De los tiempos usualmente disponibles, mi predilecto suele ser el pasado. Lo prefiero en general al presente y su inexorable volatilidad, lo prefiero también al futuro y su tendencia a lo difuso. Me gusta el pasado por sus formas, las del recuerdo, y me gusta por su poder para la transformación de afectos en su régimen de añoranza, porque algo que sólo podríamos deplorar en el presente o en el futuro, puede llegar a resultar atractivo si aparece en el pasado, si es algo que ya ocurrió.
El pasado me gusta en el tiempo, pero también en el espacio. Lo dice Borges en “El sur”: un viaje de la ciudad al campo, con su previa transición de suburbio, o un viaje al lado sur de Buenos Aires, transponiendo Rivadavia, equivale a un viaje al pasado: uno se va desplazando en el tiempo, y no sólo en el espacio.
Me gustan los estantes superiores de algunos viejos almacenes, donde las cosas sencillamente perduran; me gustan la Tita, la Rodhesia, el Cabsha o el chico del alfajor Jorgito, por su facilidad para la persistencia; me gustan ciertas calles de Junín que se parecen increíblemente a las calles de mi barrio porteño de infancia, se parecen más incluso que ellas mismas a sí mismas hoy en día. Me gusta el Torino en todas sus versiones aunque, puesto a elegir, me inclino por el Grand Routier.

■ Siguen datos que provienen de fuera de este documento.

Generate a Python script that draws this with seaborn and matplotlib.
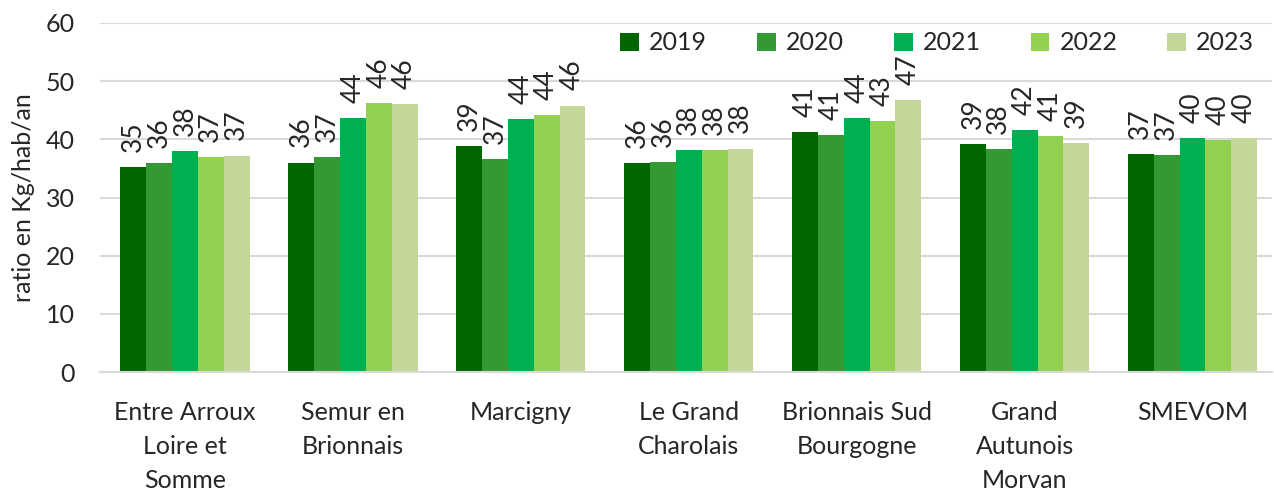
import numpy as np
import pandas as pd
import seaborn as sns
import matplotlib.pyplot as plt

# données
territoires = ["Entre Arroux\nLoire et\nSomme", "Semur en\nBrionnais", "Marcigny",
               "Le Grand\nCharolais", "Brionnais Sud\nBourgogne",
               "Grand\nAutunois\nMorvan", "SMEVOM"]
annees = ["2019", "2020", "2021", "2022", "2023"]
v2019 = [35.2, 36.0, 38.8, 35.9, 41.2, 39.2, 37.4]
v2020 = [35.9, 36.9, 36.6, 36.1, 40.7, 38.3, 37.3]
v2021 = [38.0, 43.7, 43.5, 38.2, 43.6, 41.6, 40.2]
v2022 = [37.0, 46.2, 44.1, 38.2, 43.1, 40.6, 39.9]
v2023 = [37.2, 46.1, 45.8, 38.4, 46.8, 39.4, 40.2]
couleurs = ["#006600", "#339933", "#00B050", "#92D050", "#C4D79B"]

valeurs = [v2019, v2020, v2021, v2022, v2023]
rows = []
for an, vals in zip(annees, valeurs):
    for t, v in zip(territoires, vals):
        rows.append({"Territoire": t, "Annee": an, "Ratio": v})
df = pd.DataFrame(rows)

sns.set_style("white")
plt.rcParams['font.family'] = ['Lato', 'DejaVu Sans']

fig, ax = plt.subplots(figsize=(12.74, 4.95), dpi=100)
fig.subplots_adjust(left=100/1274, right=1272/1274, top=1-23/495, bottom=1-372/495)

sns.barplot(data=df, x="Territoire", y="Ratio", hue="Annee", palette=couleurs,
            width=0.77, saturation=1, ax=ax, edgecolor="none")

# étiquettes de valeurs verticales
for cont in ax.containers:
    ax.bar_label(cont, fmt="%.0f", rotation=90, padding=11, fontsize=19)

ax.set_ylim(0, 60)
ax.set_yticks(range(0, 61, 10))
ax.yaxis.grid(True, color="#d9d9d9", linewidth=1.5)
ax.set_axisbelow(True)
for s in ["left", "right", "top"]:
    ax.spines[s].set_visible(False)
ax.spines["bottom"].set_color("#d9d9d9")
ax.spines["bottom"].set_linewidth(1.5)
ax.tick_params(axis="both", length=0, labelsize=18)
ax.tick_params(axis="x", pad=21)
ax.tick_params(axis="y", pad=18)
for lab in ax.get_xticklabels():
    lab.set_linespacing(1.58)
ax.set_xlabel("")
ax.set_ylabel("ratio en Kg/hab/an", fontsize=18, labelpad=8)
ax.set_xlim(-0.506, 6.473)

ax.legend(ncol=5, loc="center right", bbox_to_anchor=(1.004, 0.943), frameon=False,
          fontsize=18, handlelength=0.75, handleheight=0.75, columnspacing=2.0,
          handletextpad=0.4)

fig.savefig("out.png", dpi=100)
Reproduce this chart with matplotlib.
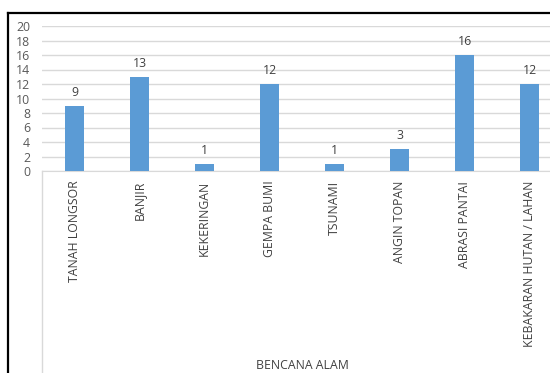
import numpy as np
import matplotlib
matplotlib.use("Agg")
from matplotlib import pyplot as plt
from matplotlib.lines import Line2D

kategori = ["TANAH LONGSOR", "BANJIR", "KEKERINGAN", "GEMPA BUMI",
            "TSUNAMI", "ANGIN TOPAN", "ABRASI PANTAI", "KEBAKARAN HUTAN / LAHAN"]
jumlah = [9, 13, 1, 12, 1, 3, 16, 12]
y_ticks = [0, 2, 4, 6, 8, 10, 12, 14, 16, 18, 20]

W, H = 550, 373
plt.rcParams['font.family'] = ['Open Sans', 'DejaVu Sans']
fig = plt.figure(figsize=(W / 100, H / 100), dpi=100)

# axes in pixel positions (right edge runs past the image, like the cropped original)
x0, x1 = 42, 562
y_top, y_bot = 26, 171
ax = fig.add_axes([x0 / W, 1 - y_bot / H, (x1 - x0) / W, (y_bot - y_top) / H])

pos = np.arange(len(kategori))
ax.bar(pos, jumlah, width=0.3, color="#5b9bd5", zorder=3)
for p, v in zip(pos, jumlah):
    ax.text(p, v + 1.35, str(v), ha="center", va="baseline", fontsize=8.8, color="#404040")

ax.set_xlim(-0.5, len(kategori) - 0.5)
ax.set_ylim(0, 20)
ax.set_yticks(y_ticks)
ax.set_yticklabels([str(t) for t in y_ticks], fontsize=8.8, color="#595959")
ax.set_xticks(pos)
ax.set_xticklabels(kategori, rotation=90, fontsize=8.8, color="#404040")
ax.tick_params(axis="both", length=0)
ax.tick_params(axis="y", pad=8.5)
ax.tick_params(axis="x", pad=7)
ax.grid(axis="y", color="#d9d9d9", linewidth=1, zorder=0)
for s in ["top", "right", "left"]:
    ax.spines[s].set_visible(False)
ax.spines["bottom"].set_color("#d9d9d9")
ax.set_xlabel("BENCANA ALAM", fontsize=8.8, color="#404040")
ax.xaxis.set_label_coords(0.5, -(359 - y_bot) / (y_bot - y_top))

# light line at the left of the category axis
fig.add_artist(Line2D([x0 / W, x0 / W], [0, 1 - y_bot / H], color="#d9d9d9", linewidth=1))
# black outer frame (top and left)
fig.add_artist(Line2D([8 / W, 1], [1 - 13 / H, 1 - 13 / H], color="black", linewidth=1.6))
fig.add_artist(Line2D([8 / W, 8 / W], [0, 1 - 13 / H], color="black", linewidth=1.6))

plt.savefig("out.png", dpi=100)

Pero los tiempos no son nada más que tres. Me gusta también el pretérito pluscuamperfecto, porque es el pasado del pasado, el más atrás de algún atrás. Y me gusta el futuro anterior, el futuro que es pasado, futuro de nuestro presente pero pasado de un futuro mayor, esa parte de lo que todavía no sucedió que hay que pensar como ya sucedida. Y es que la preferencia por el pasado no supone necesariamente nostalgia, no se reduce al gusto melancólico de volver la mirada atrás.
Lo que más me atrae del pasado es lo que hace con el presente. Porque hay un modo conservador de quedarse fijado en el pasado. Pero hay un modo de lo conservador que consiste en suprimirlo, en amputarle el pasado al presente, despojarlo de memoria y de historia.
Lo que más me atrae del pasado es lo que hace con el presente: le confiere una impronta de futuro. El futuro que alguna vez fue. Abordado en esa clave, y obteniendo de ese pasado un cierto tenor de futuro, el presente ya no se ofrece tan sólo como lo que es, sino también como lo que pudo ser, también como lo que podría haber sido.
No se trata, en sentido estricto, de ese ejercicio de reversión conocido como contrafáctico, sino de un tipo de mirada que logre abrir en el estado de cosas el horizonte de sus alternativas.
No está lejos de lo que Bertolt Brecht buscaba producir con el efecto de distanciamiento en el teatro épico o dialéctico. Valerse del pasado para inyectar futuridad en cada presente que toque, de tal forma que percibamos, en lo que es, no solamente lo que es, con el sello de lo ineluctable, sino además lo que pudo ser, lo que pudo ser y no fue, lo que podría llegar a ser todavía.
Y así liberar en el presente su potencia de futuro.